AI Governance Institute logo
AI Governance Institute

Practical Governance for Enterprise AI

← All news

Topic

Transparency

Transparency in AI governance refers to the practice of making AI systems' decision-making processes, training data, and operational methods visible and understandable to stakeholders, regulators, and affected users. This matters for enterprise compliance because regulatory frameworks like the EU AI Act and various national AI policies increasingly require organizations to document and disclose how their AI systems work, particularly for high-risk applications. Transparency builds trust with customers, reduces legal exposure, and helps enterprises identify potential biases or errors before they create reputational or regulatory problems.

58 items

ResearchGlobal2026-05-01

AI Governance Rules Are Forming Outside Transparent Processes, IAPP Warns

The International Association of Privacy Professionals (IAPP) published an op-ed on April 28, 2026, identifying three recent non-legislative events that are materially shaping global AI governance without transparent deliberation or meaningful input from affected governments and populations.
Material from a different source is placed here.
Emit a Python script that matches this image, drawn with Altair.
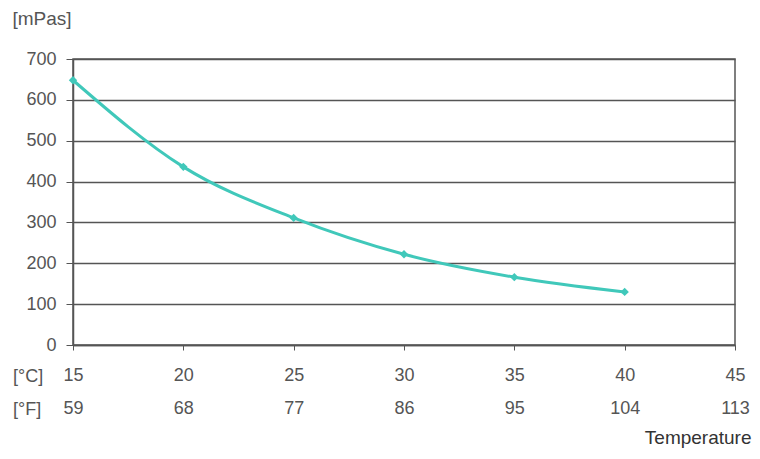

The piece argues that geopolitical pressures and procurement decisions are driving de facto AI rules in ways that bypass formal regulatory channels, creating accountability gaps that compliance teams may not be tracking. The IAPP urges privacy and governance professionals to engage civil society organizations, secure sustainable funding for oversight initiatives, and build direct partnerships with regulators to fill these gaps. For enterprise compliance teams, the analysis flags a systemic risk: material AI governance obligations may emerge from informal or opaque processes rather than published legislation or regulation, making standard regulatory monitoring insufficient. Organizations operating across multiple jurisdictions should audit their governance tracking practices to account for non-legislative standard-setting activity. The finding is particularly relevant for teams assessing AI deployment risk in markets where procurement frameworks or bilateral agreements may function as de facto regulatory instruments.